Literature and music provided other sources of inspiration: Goethe, Gogol and Mussorgsky are all represented. Perle Hessing’s painting provides a wonderful panorama of a cultural heritage shared by millions of people throughout the world.
The events of Perle Hessing’s adult life also influenced her work, giving rise to poignant images stemming from the Holocaust, and scenes of life in Israel, Australia and England. There can be few painters whose subject matter stretches from the ghetto of 16th-century Prague to the Great Barrier Reef and from the life of Spinoza in 17th-century Amsterdam to the hubbub of Speakers’ Corner in present-day London.
The paintings themselves combine a kind of innocence and an exuberant use of colour with a highly personal and often sophisticated vision. Her talent for compressing many parts of a story or aspects of a scene into a single composition produces an extraordinary richness and emotional complexity, often simultaneously touching and humorous.
In this book, the summation of her oeuvre as a painter, Perle Hessing provides her own commentary to a selection of her finest work in colour. The overall effect is as much spiritual autobiography as art book.

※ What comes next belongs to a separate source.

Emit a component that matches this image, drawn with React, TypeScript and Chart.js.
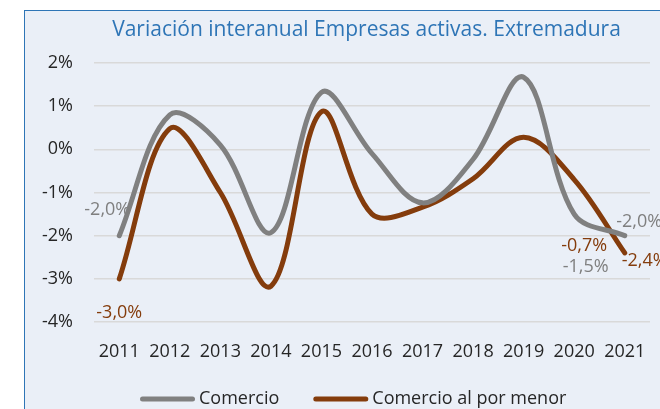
import { useEffect, useRef } from 'react';
import { Chart, registerables } from 'chart.js';

Chart.register(...registerables);

const categories = ['2011', '2012', '2013', '2014', '2015', '2016', '2017', '2018', '2019', '2020', '2021'];
const comercio = [-2.0, 0.8, 0.1, -1.93, 1.32, -0.1, -1.24, -0.23, 1.67, -1.5, -2.0];
const alPorMenor = [-3.0, 0.48, -1.0, -3.17, 0.87, -1.5, -1.34, -0.68, 0.28, -0.7, -2.4];
const seriesNames = ['Comercio', 'Comercio al por menor'];
const seriesColors = ['#808080', '#843C0C'];
const labelColors = ['#7F7F7F', '#843C0C'];
const yMin = -4;
const yMax = 2;
const yStep = 1;
const titleText = 'Variación interanual Empresas activas. Extremadura';
// which points carry a data label, and label offsets (px) from the point
const labelledPoints = [
  { series: 0, index: 0, dx: -12, dy: -26 },
  { series: 1, index: 0, dx: 0, dy: 34 },
  { series: 1, index: 9, dx: 10, dy: 66 },
  { series: 0, index: 9, dx: 11.5, dy: 53 },
  { series: 0, index: 10, dx: 14.5, dy: -14 },
  { series: 1, index: 10, dx: 20, dy: 8 },
];

const FONT = '"Open Sans", "Liberation Sans", sans-serif';

const fmt = (v: number) => v.toFixed(1).replace('.', ',') + '%';

const decorPlugin = {
  id: 'decor',
  beforeDraw(chart: any) {
    const ctx = chart.ctx;
    ctx.save();
    ctx.fillStyle = '#EAEFF7';
    ctx.fillRect(24.5, 10.5, 700, 420);
    ctx.strokeStyle = '#2E75B6';
    ctx.lineWidth = 1;
    ctx.strokeRect(24.5, 10.5, 700, 420);
    ctx.restore();
  },
  afterDraw(chart: any) {
    const ctx = chart.ctx;
    ctx.save();
    // title
    ctx.font = `21px ${FONT}`;
    ctx.fillStyle = '#2E75B6';
    ctx.textAlign = 'center';
    ctx.textBaseline = 'alphabetic';
    ctx.fillText(titleText, 366.5, 35.5);

    // data labels
    ctx.font = `18px ${FONT}`;
    ctx.textAlign = 'center';
    ctx.textBaseline = 'middle';
    labelledPoints.forEach((p) => {
      const meta = chart.getDatasetMeta(p.series);
      const el = meta.data[p.index];
      const v = chart.data.datasets[p.series].data[p.index] as number;
      ctx.fillStyle = labelColors[p.series];
      ctx.fillText(fmt(v), el.x + p.dx, el.y + p.dy);
    });

    // legend
    ctx.textAlign = 'left';
    ctx.lineCap = 'round';
    ctx.lineWidth = 5;
    let x = 140;
    const y = 399;
    seriesNames.forEach((name, i) => {
      ctx.strokeStyle = seriesColors[i];
      ctx.beginPath();
      ctx.moveTo(x + 2.5, y);
      ctx.lineTo(x + 52.5, y);
      ctx.stroke();
      ctx.fillStyle = '#262626';
      ctx.fillText(name, x + 59, y);
      x += 59 + ctx.measureText(name).width + 34;
    });
    ctx.restore();
  },
};

export default function App() {
  const ref = useRef<HTMLCanvasElement | null>(null);

  useEffect(() => {
    document.body.style.margin = '0';
    const canvas = ref.current;
    if (!canvas) return;
    const chart = new Chart(canvas, {
      type: 'line',
      data: {
        labels: categories,
        datasets: [
          {
            label: seriesNames[0],
            data: comercio,
            borderColor: seriesColors[0],
            backgroundColor: seriesColors[0],
            borderWidth: 5,
            borderCapStyle: 'round',
            borderJoinStyle: 'round',
            pointRadius: 0,
            tension: 0.35,
          },
          {
            label: seriesNames[1],
            data: alPorMenor,
            borderColor: seriesColors[1],
            backgroundColor: seriesColors[1],
            borderWidth: 5,
            borderCapStyle: 'round',
            borderJoinStyle: 'round',
            pointRadius: 0,
            tension: 0.35,
          },
        ],
      },
      options: {
        responsive: false,
        animation: false,
        devicePixelRatio: 1,
        layout: { padding: { left: 30, right: 10, top: 63, bottom: 0 } },
        plugins: {
          legend: { display: false },
          title: { display: false },
          tooltip: { enabled: false },
        },
        scales: {
          x: {
            offset: true,
            grid: { display: false },
            border: { display: false },
            ticks: {
              color: '#262626',
              font: { family: FONT, size: 18 },
              padding: 11,
              maxRotation: 0,
              autoSkip: false,
            },
            afterFit: (s: any) => {
              s.height = 87;
            },
          },
          y: {
            min: yMin,
            max: yMax,
            grid: { color: '#D9D9D9', lineWidth: 1.5, drawTicks: false },
            border: { display: false },
            ticks: {
              stepSize: yStep,
              color: '#262626',
              font: { family: FONT, size: 18 },
              padding: 21,
              callback: (v: any) => v + '%',
            },
            afterFit: (s: any) => {
              s.width = 64;
            },
          },
        },
      },
      plugins: [decorPlugin],
    });
    return () => chart.destroy();
  }, []);

  return <canvas ref={ref} width={660} height={409} style={{ display: 'block' }} />;
}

Perle Hessing was born in 1908 in the small town of Zaleszczyki in Galicia, which subsequently became part of the Soviet Union and is now in western Ukraine. From the age of six, she was brought up in Czernowitz, the capital of the Bukovina, where she married her philosopher husband and where their son was born. An entirely self-taught artist, she began to paint when she was in her fifties and living in Australia, where the family had settled after World War II. Perle Hessing’s paintings have been reproduced in many anthologies of naïve art and have been widely exhibited in museums and galleries in Australia, the United States, France, Switzerland, Germany, Venezuela, Israel, the Czech Republic and in Britain, to which she moved in the 1970s.